If you've used Houdini for a while, you get used to the idea of top-down data flow. You start with a sphere, you mountain sop it, you copytopoints a cube to the points.

Way back in time someone realised that it'd be useful to set different properties on those cubes when they get copied. Thus stamping was born. Old Houdini users just accept it, but if you've learned Houdini at any time after 1994, it feels weird.

For those lucky enough to have avoided it, of if you've just been pointed here by another grumpy fx person, think how stamping disrupts the top-to-bottom data flow:

  • you start with a sphere
  • you add attribs to control the box subdivisions
  • you get to the copy sop
  • it copies a box to the point
  • oh wait, you have stamping
  • it now goes backwards up the network chain to the cube, sets the parameters based on the stamped attributes
  • now it copies the cube

Is there any visual indicator for this? No of course not, you have to carefully read the stamp parameter on the copy sop, track where the attributes were being created, then go to the box and understand the annoying stamp hscript command.

This sucks.

On a tech level this requirement of hscript can slow things down; hscript is single threaded and slow, any time you're advised to start peppering backticks and hscript into a complex setup, be alarmed.

Avoid the problem

Now for a lot of cases you don't need stamping; 9 times out of 10 with a copy sop you're just affecting basic scale, rotation, colour. In this case you can just use @pscale, @N, @up, @orient, @Cd to do what you need.

For other times where you have a variety of shapes you can use the piece/variant workflow, where if your points have string attribute, and the shapes your copying have a matching attribute per shape, the copy to points node will then copy the right shape to the right point.

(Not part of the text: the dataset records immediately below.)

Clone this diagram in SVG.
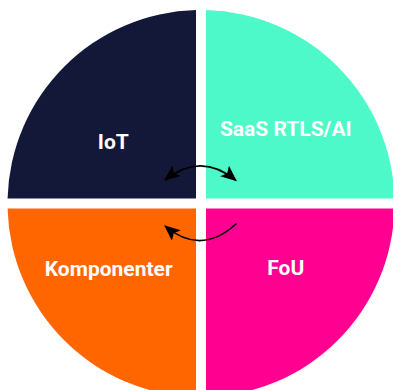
<svg xmlns="http://www.w3.org/2000/svg" width="393" height="390" viewBox="0 0 393 390">
  <style>
    .lbl { font-family: Roboto, "Liberation Sans", sans-serif; font-weight: 700; font-size: 21px; fill: #ffffff; text-anchor: middle; }
    .conn { fill: none; stroke: #000000; stroke-width: 1.6; }
  </style>
  <defs>
    <marker id="ah" viewBox="0 0 14 12" refX="13" refY="6" markerWidth="16" markerHeight="13.7" markerUnits="userSpaceOnUse" orient="auto-start-reverse">
      <path d="M0,0 L14,6 L0,12 L3,6 Z" fill="#000000"/>
    </marker>
  </defs>
  <rect width="393" height="390" fill="#ffffff"/>
  <g id="iot">
    <path d="M196,198.5 L196,10.07 A193.5,193.5 0 0 0 7.57,198.5 Z" fill="#141838"/>
    <text class="lbl" x="113.3" y="149.3">IoT</text>
  </g>
  <g id="saas">
    <path d="M206,198.5 L206,10.07 A193.5,193.5 0 0 1 394.43,198.5 Z" fill="#4DF9C9"/>
    <text class="lbl" x="285.8" y="135.7">SaaS RTLS/AI</text>
  </g>
  <g id="komponenter">
    <path d="M196,208.5 L7.57,208.5 A193.5,193.5 0 0 0 196,396.93 Z" fill="#FF6600"/>
    <text class="lbl" x="108.7" y="276">Komponenter</text>
  </g>
  <g id="fou">
    <path d="M206,208.5 L394.43,208.5 A193.5,193.5 0 0 1 206,396.93 Z" fill="#FF0090"/>
    <text class="lbl" x="285.8" y="275">FoU</text>
  </g>
  <g id="connectors">
    <path class="conn" d="M165,180 Q201,151.4 236,180.5" marker-start="url(#ah)" marker-end="url(#ah)"/>
    <path class="conn" d="M236.5,223.5 Q201,256.3 165,226" marker-end="url(#ah)"/>
  </g>
</svg>
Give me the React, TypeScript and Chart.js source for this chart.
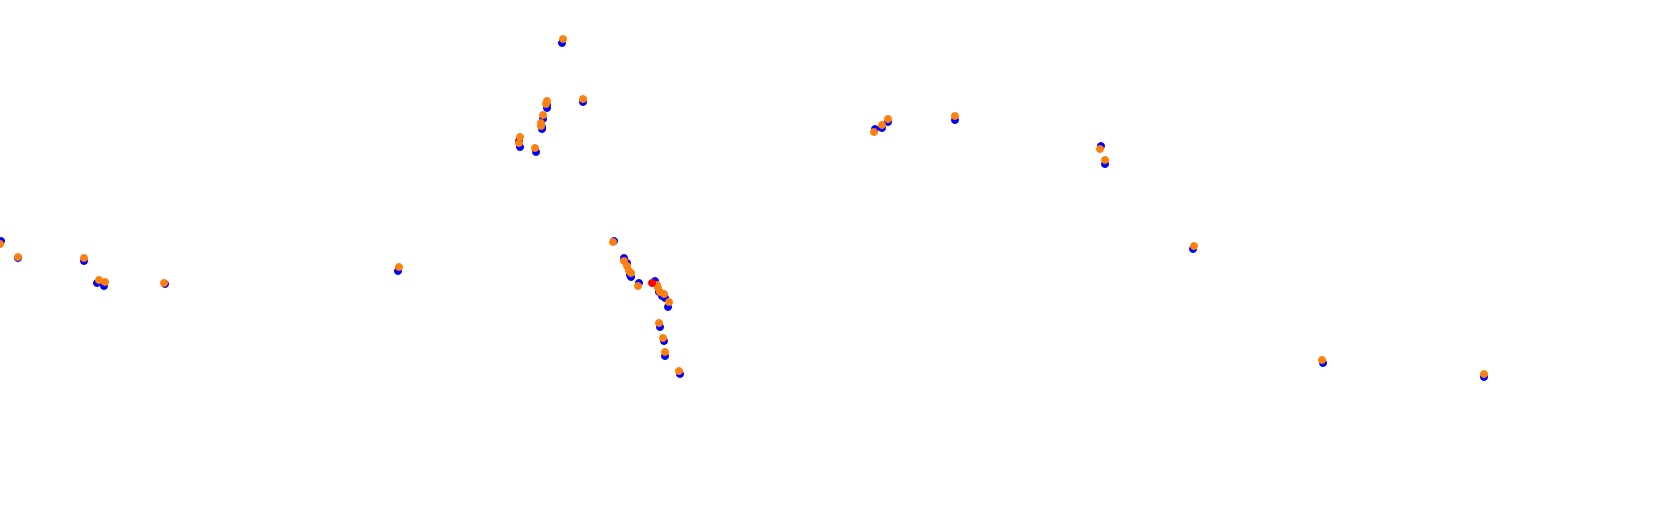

But you want to be special, you really need your stamping workflow? Fine smartypants. For loops.

For loops

If stamping incurs an icky backwards data flow and hscript, and you start to think of houdini as visual coding, a coding paradigm that everyone is (mostly) happy with is for loops.

For each thing in a list, do stuff.

This may look very similar to the stamp walkthrough, but internally it makes houdini much happier, and scales better:

  • you start with a sphere
  • you add attribs to control the box subdivisions
  • you get to a for loop. Inside the loop:
    • it looks at a single point
    • it read the attribute you want
    • it creates a cube with the divisions you asked for
    • a copy sop puts that cube onto the single point
    • the loop starts again with the next point
  • the loop combines all the results of the loop together.

If you're careful with how you link parameters and attributes (using spare inputs which I explain on the main for loops page), then houdini can multithread the loop when you wrap it in a compile block, performance will scale much better.

But can't the stamp just use a for loop under the hood?

No, it's ways are old and cruddy, and it's been depreciated. Just use a for loop.